> **Written request**:
In the listing that follows, count each line containing the string "TypeScript" and report only the count.

** Begin Data records **

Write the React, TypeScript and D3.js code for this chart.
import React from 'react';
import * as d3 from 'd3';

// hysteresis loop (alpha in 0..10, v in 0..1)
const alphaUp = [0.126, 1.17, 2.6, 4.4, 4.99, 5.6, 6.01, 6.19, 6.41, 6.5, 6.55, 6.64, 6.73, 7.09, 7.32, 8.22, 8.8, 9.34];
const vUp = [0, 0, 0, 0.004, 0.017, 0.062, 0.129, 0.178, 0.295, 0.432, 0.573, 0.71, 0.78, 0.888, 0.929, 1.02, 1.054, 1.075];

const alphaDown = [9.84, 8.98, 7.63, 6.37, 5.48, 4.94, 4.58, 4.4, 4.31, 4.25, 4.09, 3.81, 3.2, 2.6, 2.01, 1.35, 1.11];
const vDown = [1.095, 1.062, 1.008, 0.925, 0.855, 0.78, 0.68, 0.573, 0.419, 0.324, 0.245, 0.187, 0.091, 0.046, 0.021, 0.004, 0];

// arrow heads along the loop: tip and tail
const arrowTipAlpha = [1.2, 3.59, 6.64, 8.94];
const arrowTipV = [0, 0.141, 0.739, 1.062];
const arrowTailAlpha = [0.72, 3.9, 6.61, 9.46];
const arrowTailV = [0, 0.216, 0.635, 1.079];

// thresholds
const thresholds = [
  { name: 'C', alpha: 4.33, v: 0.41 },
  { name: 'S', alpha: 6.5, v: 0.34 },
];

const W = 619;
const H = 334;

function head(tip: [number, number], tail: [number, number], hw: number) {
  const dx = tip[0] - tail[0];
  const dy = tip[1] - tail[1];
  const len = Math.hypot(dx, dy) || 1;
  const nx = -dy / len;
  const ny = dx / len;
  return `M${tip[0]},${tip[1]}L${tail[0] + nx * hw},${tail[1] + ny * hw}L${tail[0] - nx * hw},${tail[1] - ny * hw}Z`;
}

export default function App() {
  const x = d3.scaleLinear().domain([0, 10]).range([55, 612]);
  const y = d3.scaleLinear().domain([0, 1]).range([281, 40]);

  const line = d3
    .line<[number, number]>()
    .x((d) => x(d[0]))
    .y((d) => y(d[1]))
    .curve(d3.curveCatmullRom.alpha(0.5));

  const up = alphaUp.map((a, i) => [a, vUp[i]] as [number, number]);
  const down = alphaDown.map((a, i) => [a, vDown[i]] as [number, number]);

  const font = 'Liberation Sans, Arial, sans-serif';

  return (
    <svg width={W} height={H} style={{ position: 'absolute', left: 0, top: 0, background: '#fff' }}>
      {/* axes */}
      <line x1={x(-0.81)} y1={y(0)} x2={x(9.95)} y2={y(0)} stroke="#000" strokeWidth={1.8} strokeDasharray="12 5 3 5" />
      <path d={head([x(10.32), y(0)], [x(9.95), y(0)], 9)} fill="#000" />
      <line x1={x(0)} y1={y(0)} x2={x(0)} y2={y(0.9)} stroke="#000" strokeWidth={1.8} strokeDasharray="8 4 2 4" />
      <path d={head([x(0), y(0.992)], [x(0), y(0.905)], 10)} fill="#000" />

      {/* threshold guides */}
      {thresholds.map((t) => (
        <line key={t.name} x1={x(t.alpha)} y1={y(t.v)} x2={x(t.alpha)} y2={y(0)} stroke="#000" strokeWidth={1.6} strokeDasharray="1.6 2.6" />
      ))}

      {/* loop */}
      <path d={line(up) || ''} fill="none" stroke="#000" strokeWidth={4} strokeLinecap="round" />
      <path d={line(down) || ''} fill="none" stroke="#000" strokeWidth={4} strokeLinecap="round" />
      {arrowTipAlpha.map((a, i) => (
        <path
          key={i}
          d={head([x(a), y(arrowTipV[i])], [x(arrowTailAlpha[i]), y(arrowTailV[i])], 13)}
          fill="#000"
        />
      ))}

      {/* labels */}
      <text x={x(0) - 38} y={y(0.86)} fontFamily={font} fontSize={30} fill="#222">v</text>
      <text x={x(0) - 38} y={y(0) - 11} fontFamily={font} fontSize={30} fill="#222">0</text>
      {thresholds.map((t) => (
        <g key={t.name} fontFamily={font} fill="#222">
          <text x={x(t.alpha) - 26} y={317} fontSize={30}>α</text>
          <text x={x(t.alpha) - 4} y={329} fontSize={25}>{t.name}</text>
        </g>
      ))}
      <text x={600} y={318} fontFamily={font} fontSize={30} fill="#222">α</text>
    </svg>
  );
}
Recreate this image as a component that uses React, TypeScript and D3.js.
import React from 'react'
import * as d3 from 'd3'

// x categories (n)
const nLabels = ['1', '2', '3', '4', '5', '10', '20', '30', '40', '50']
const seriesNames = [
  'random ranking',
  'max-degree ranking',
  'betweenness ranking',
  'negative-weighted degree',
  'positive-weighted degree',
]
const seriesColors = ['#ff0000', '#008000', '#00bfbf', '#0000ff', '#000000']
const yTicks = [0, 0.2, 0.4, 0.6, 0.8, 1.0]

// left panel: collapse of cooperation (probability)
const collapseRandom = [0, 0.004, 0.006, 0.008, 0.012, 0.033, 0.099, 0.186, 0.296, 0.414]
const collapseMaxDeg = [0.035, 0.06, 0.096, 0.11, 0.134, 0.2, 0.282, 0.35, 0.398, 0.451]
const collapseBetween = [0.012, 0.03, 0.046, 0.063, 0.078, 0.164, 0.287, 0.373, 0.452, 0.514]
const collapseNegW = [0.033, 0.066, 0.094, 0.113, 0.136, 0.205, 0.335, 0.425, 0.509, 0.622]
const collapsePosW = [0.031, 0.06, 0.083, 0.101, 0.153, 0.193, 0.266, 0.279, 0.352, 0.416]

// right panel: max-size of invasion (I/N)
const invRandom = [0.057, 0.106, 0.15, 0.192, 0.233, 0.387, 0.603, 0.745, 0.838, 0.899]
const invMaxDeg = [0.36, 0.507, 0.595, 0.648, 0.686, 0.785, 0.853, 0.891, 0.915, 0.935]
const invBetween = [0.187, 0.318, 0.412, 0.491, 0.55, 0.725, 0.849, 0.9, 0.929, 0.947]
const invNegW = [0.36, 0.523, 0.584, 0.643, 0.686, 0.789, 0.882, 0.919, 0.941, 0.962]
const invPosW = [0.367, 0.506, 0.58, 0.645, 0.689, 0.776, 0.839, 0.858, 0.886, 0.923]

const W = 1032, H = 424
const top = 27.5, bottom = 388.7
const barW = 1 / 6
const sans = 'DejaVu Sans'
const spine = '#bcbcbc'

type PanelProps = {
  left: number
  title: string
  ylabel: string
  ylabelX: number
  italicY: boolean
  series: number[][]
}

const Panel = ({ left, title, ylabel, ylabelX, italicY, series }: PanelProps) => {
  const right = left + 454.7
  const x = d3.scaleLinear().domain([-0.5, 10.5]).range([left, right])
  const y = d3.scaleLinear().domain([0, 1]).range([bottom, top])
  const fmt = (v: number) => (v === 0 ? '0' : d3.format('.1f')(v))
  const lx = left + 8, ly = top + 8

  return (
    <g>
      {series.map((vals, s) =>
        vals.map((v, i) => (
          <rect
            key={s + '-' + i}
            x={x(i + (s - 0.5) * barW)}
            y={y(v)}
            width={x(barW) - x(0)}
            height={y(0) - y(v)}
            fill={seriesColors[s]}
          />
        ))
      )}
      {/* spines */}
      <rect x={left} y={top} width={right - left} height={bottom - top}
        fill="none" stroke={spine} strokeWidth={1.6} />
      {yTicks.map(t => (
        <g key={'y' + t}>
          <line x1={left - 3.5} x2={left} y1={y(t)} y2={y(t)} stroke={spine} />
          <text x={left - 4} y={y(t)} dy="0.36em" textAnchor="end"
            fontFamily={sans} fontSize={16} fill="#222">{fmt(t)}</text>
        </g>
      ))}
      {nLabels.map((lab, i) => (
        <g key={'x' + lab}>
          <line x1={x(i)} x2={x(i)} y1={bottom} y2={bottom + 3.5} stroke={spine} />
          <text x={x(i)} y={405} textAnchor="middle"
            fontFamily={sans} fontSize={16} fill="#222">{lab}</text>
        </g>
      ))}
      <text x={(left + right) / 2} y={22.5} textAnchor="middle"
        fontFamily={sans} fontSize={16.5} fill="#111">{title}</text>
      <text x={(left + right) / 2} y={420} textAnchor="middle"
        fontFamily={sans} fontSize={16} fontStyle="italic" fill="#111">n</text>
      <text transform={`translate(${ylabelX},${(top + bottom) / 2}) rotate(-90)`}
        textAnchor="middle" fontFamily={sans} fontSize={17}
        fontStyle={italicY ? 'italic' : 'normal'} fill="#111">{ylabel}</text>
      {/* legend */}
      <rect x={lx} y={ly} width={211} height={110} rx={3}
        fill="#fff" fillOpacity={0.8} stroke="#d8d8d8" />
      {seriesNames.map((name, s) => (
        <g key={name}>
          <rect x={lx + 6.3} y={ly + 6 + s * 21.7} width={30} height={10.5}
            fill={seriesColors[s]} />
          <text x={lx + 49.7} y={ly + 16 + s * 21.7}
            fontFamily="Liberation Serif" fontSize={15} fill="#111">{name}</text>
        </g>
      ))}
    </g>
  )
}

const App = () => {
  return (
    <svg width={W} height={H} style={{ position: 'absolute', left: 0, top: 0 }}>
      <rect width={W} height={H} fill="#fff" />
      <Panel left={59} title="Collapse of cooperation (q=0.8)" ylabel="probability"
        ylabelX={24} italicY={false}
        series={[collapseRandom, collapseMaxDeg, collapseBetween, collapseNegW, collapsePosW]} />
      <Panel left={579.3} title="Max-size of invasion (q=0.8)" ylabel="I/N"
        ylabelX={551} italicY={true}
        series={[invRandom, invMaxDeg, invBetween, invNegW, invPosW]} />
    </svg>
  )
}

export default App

** End Data records **

> **Task output**:
2